◆ TASK STATEMENT
Repeat only what lies from the line with "Convert this chart to matplotlib code." to the line with "import matplotlib.pyplot as plt", those two lines included, exactly as it stands; omit any images.

━━ EXTRACTED ENTRIES ━━

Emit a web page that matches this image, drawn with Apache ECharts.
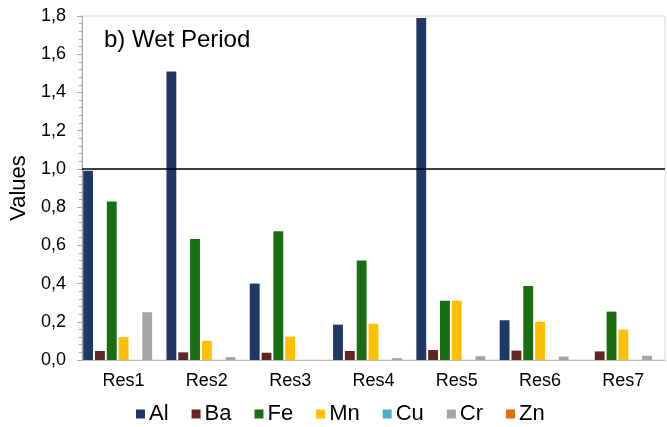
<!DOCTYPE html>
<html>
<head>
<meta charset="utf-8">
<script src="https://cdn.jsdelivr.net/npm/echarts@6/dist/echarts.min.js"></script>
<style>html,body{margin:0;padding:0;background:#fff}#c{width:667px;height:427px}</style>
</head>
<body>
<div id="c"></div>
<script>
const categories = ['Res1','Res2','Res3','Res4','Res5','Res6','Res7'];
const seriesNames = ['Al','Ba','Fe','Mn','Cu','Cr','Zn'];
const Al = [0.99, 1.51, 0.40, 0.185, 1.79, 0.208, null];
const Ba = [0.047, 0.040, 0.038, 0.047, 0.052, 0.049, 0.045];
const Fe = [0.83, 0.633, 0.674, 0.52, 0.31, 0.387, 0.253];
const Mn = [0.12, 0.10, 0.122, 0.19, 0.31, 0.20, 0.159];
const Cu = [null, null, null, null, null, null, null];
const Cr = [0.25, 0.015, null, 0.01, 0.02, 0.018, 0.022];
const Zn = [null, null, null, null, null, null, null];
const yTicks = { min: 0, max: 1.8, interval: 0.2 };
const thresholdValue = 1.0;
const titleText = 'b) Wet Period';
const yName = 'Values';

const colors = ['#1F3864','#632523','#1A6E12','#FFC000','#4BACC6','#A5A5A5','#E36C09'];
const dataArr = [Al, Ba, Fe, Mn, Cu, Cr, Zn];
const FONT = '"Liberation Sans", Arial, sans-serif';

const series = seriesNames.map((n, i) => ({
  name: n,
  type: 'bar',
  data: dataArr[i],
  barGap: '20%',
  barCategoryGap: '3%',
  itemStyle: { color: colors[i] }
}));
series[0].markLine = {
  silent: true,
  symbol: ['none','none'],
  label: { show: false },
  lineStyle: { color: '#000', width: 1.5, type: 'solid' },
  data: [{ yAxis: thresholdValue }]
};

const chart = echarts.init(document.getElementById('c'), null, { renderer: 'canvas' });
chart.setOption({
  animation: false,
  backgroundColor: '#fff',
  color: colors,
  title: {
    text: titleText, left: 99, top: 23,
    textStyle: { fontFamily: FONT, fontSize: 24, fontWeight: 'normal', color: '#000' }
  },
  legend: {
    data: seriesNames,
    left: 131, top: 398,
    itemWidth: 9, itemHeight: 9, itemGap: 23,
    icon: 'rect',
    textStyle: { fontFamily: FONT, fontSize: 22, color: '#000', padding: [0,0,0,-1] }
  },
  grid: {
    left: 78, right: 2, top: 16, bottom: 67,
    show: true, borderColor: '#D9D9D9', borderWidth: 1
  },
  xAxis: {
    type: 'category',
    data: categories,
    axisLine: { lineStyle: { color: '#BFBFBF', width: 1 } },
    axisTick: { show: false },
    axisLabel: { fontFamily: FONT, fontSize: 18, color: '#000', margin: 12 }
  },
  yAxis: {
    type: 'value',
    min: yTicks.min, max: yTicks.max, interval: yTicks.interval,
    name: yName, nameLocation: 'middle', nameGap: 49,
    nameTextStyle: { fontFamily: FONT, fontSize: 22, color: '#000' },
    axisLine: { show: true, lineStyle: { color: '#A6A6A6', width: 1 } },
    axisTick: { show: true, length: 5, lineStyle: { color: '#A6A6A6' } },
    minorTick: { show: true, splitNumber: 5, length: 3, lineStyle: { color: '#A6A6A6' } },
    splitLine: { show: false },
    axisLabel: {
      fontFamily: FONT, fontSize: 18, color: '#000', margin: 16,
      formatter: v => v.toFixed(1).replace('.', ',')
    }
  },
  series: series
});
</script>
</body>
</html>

━━━
━━ EXTRACTED ENTRIES ━━

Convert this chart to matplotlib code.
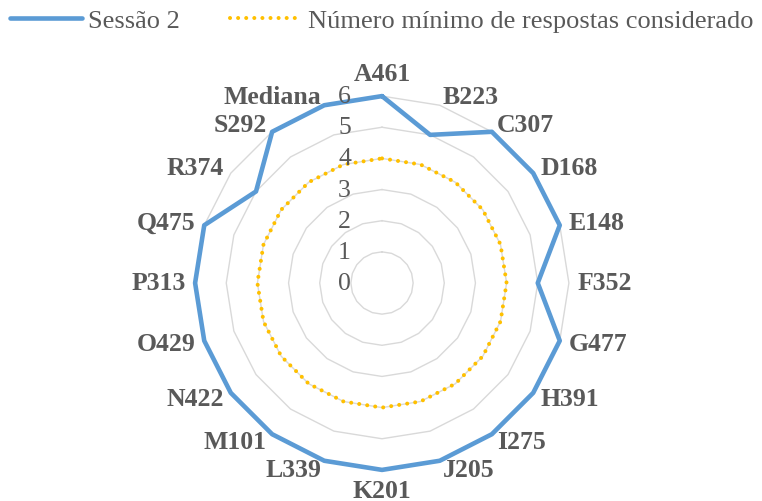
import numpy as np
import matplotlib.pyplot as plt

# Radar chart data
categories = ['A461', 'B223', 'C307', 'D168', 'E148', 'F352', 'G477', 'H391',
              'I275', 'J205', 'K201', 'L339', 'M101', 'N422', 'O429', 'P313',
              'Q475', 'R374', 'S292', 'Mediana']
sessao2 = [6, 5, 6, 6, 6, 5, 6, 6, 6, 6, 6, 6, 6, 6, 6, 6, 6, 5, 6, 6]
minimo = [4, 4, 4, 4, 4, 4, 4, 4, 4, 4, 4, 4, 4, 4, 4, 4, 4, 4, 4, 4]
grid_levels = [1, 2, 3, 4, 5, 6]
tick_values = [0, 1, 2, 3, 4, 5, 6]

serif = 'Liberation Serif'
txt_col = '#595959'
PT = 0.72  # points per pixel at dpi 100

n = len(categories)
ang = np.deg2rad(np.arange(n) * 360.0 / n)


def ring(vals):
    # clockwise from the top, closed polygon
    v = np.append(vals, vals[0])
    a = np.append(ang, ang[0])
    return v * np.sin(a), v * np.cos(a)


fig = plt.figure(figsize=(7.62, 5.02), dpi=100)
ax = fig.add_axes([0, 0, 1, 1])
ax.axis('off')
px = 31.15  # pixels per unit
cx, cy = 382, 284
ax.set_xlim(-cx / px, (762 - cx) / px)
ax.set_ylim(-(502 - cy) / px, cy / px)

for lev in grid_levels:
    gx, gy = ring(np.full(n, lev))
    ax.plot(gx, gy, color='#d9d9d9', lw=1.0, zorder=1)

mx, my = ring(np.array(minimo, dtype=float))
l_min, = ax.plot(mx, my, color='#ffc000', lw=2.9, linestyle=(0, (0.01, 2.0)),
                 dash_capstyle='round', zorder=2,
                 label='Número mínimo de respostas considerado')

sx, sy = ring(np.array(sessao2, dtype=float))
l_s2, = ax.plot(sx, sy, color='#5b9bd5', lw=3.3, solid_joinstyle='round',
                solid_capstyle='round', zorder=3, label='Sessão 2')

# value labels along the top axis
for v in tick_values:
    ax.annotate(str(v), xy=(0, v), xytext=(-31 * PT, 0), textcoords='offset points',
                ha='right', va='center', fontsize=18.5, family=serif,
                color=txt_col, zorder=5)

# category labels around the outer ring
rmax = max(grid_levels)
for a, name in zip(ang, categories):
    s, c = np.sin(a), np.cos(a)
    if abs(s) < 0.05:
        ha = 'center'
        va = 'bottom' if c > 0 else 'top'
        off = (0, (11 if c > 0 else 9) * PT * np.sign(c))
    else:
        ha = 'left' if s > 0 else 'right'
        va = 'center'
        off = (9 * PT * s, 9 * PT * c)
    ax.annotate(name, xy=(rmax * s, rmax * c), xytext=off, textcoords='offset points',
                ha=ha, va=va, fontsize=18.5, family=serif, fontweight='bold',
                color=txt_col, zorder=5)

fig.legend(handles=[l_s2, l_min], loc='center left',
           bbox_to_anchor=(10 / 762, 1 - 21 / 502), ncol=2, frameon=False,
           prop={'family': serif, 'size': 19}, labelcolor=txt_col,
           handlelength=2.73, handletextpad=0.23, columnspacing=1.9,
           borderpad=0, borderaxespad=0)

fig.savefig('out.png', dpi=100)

━━━

◆ FINAL RESULT
Convert this chart to matplotlib code.
import numpy as np
import matplotlib.pyplot as plt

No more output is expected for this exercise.